Undergraduate Library Instruction in the Humanities Increases the Use of Books Over Journals
Keywords:citation analysis, information literacy, academic librarianship
AbstractObjective – To assess the impact of in-class library instruction sessions on the quantity, quality, and format of resources cited by undergraduate students.
Design – Citation analysis and literature review.
Setting – A public university in the United States with approximately 9,000 undergraduate students.
Subjects – Undergraduates in eight first-year Composition I classes and five upper-level Humanities classes at Florida Gulf Coast University (FGCU).
Methods – This study consisted of three components. In the first, first-year students with little to no academic library experience from eight classes of first-year Composition I were divided into two groups: those who received library instruction and those who did not. The instruction sessions were all taught by the same librarian, were one-hour hands-on classes held in a computer lab, and focused on basic library information, searching the catalogue, as well as searching journal databases. Later in the term, the citation pages from papers submitted by the students as a class assignment were analyzed by the authors who looked at the average number of citations employed in each paper, the frequency of scholarly citations, and the frequency of source/format type (e.g., book, article, website, etc.). SPSS was used for data recording, storage, and to calculate statistics (although it should be noted that the authors do not include any of the descriptive statistics that can be generated by SPSS). In the second component, which attempted to discern if there were any differences in the citations used by students from the different disciplines, the same form of citation analyses was performed on bibliographies from upper-level students enrolled in five History, Art History, Art, and English classes who had participated in a library instruction session in the past. The results of the two citation analyses (Composition I versus upper-level students) were then compared. The third component compared the results of the citation analyses to data extracted from five similar studies in order to determine if the FGCU findings were typical of undergraduate students or deviated from the norm.

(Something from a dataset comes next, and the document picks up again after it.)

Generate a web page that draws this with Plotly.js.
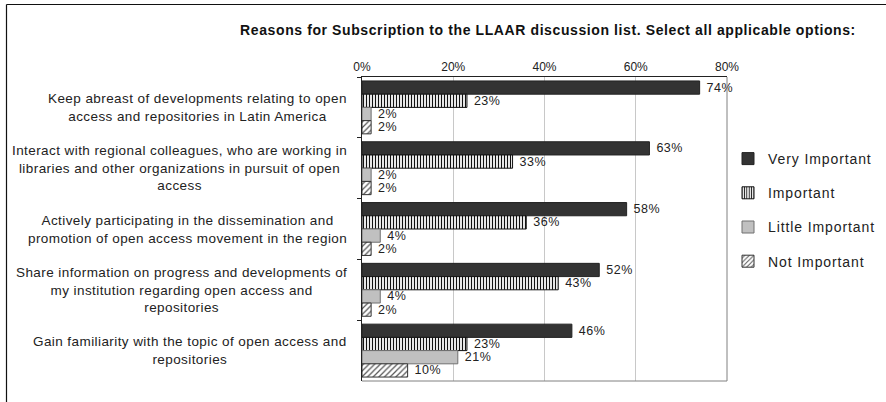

Main Results – The comparison of citations from the Composition I students showed that students who received a library instruction session had more average citations per paper (5.3 to 3.2); used slightly more scholarly sources (51.7% to 49.4%); were much more likely to use books (25.6% vs. 6.3%) or magazines and newspapers (18.5% vs. 9.6%) as a source; and were less likely to cite journal articles (16.3% vs. 27.3%) than their counterparts who received no library instruction. Students who had not received instruction were more likely to use videos (5.4% vs. 2.8%) or course texts and handouts (11.7% vs. 0%). Both groups exhibited a preference for material that could be accessed online, and web sites were the most frequently cited source, accounting for nearly one-third of all citations.
When the results from the Composition I students who received library instruction were compared to upper-level students who had received instruction in the past, it was found that the average number of citations increased as the course level got higher (i.e., fourth year students used more citations than third year, who used more than second year, etc.). In general, the number of scholarly sources also increased as the course level did. The analysis also showed a strong preference for books over journal articles throughout all classes and course level. Preference for other formats (e.g., web sites, reference sources) varied a great deal and in many cases could be attributed to the nature of the assignments.
In order to determine whether the FGCU findings were typical of the undergraduate experience, the citation analyses were compared to five other institutions across the U.S. Results show that the FGCU findings were similar in some aspects; two other institutions also displayed a preference for books, but usage of journal articles in upper-level courses was either the same or lower at FGCU compared to other institutions.
Conclusion – For many academic liaison librarians, instruction is an important and time-consuming part of their job. The nature of many library instruction sessions – frequently one-time classes at the beginning of a semester – means instruction is often given without much attention to the impact of the session on the quality of students’ work. This study addresses this issue in order to determine whether library instructions sessions should continue at FGCU in their present format. The findings broadly indicate that library instruction has a large impact on the number of books used and the overall number of resources cited, and a very small impact on the number of scholarly sources cited. It appears that the increased reliance on books by students comes at the expense of journal articles, which were much more frequently used by students who had not received instruction. The study also found that as students progress in their studies, they cite more material and use more scholarly material. This finding is seen in a number of other citation analysis studies located through a literature search. Ultimately, the authors believe that this study demonstrates the usefulness of the library sessions to students, as it causes them to cite more sources, to cite a wider variety of sources, and to cite more books. It is possible that some of the negative findings of the study, specifically related to low journal usage, may be used to alter the structure or content of future library sessions offered by FGCU librarians.